Direct elections would attract attention

October 03, 2004|by Blanton Croft, Hagerstown

To the editor:

Washington County voters and the entire state of Maryland should be concerned about the lack of attention given to our votes in the presidential race. As a long-time conscientious voter, I feel we are "out of the loop," as the two major candidates are taking us for granted. Why is this phenomenon occurring?

Political analysts have labeled us a given "Blue" state, along with 11 others plus the District of Columbia (see "Bush Opens Lead Over Kerry in Seesaw Election Campaign," Herald-Mail, Sunday, Sept. 5, A10). Consequently, neither political party seems to care enough about our votes to schedule any kind of statewide campaign or rally.

All campaign money is spent on the battleground states such as Ohio, Pennsylvania and Florida. It seems that both national campaign managers are calling the shots and none of them are being directed toward the Maryland voters.


Campaign strategies of this kind do nothing to persuade the uninformed and unmotivated voters to vote in presidential elections. History has shown an increasingly lower percentage of turnout when special states are targeted such as the battleground states of Ohio, Pennsylvania and Florida. If we are truly democratic, then why shouldn't the entire country be included?

This type of campaign once again raises serious questions on the validity of the Electoral College system. The simplest solution proposed, direct election, has been submitted to Congress well over 100 times, but never taken that seriously.

Direct election is a system that guarantees all of the people actually have a vote for the candidate of their choice. There is no need for electors to vote for us in today's enlightened society. With direct election, there would be no "battleground states" where all the campaigning is done while other states are ignored.

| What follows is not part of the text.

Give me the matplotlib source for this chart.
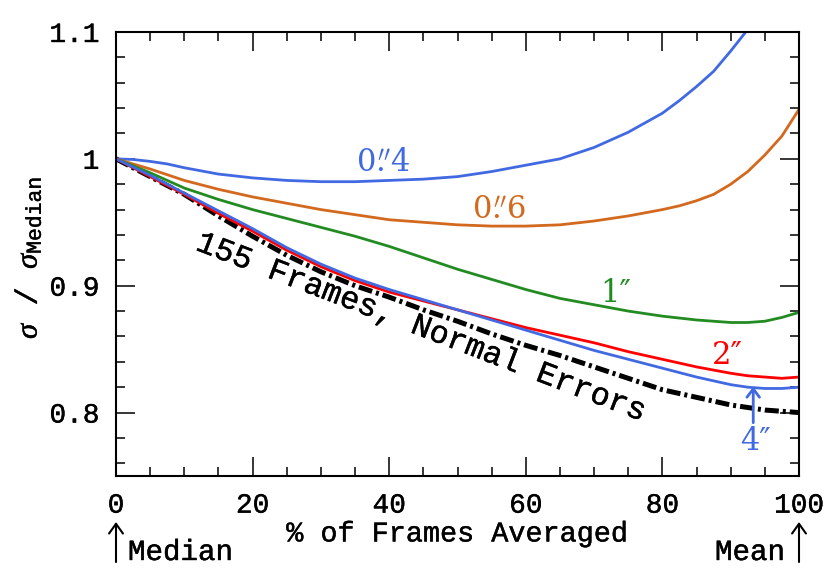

Direct election guarantees that the candidate with the most votes is elected president. As it is the same "winner-take-all" system now used in the 50 states, the national totals for any candidate would be the sole determinant of who wins the White House. Maryland votes would become just as important as Ohio's or Florida's. The present campaign is saturating Ohio, Pennsylvania, Florida, etc. with all of the campaigning thus giving those voters greater insights and positions on the candidates while leaving Marylanders on the sidelines to figure it out for ourselves.

Direct election of the president would once and for all stop the election of a popular vote minority candidate as the 2000 vote totals show. Al Gore won the most votes, yet didn't win the White House.

Will there be any change of campaign strategy during the remaining days until Nov. 2? Certainly not if one can believe political writers such as Ron Fournier, the author of the previously cited article. "The race is spread over the battleground states with the fiercest competition in Ohio, Florida, Iowa, Minnesota, New Mexico and Pennsylvania."

So where does this leave Marylanders? Apparently nowhere of political importance in the campaign of 2004. To paraphrase the late and great Ronald Reagan's 1984 attacks on the Democrats: "Here we go again."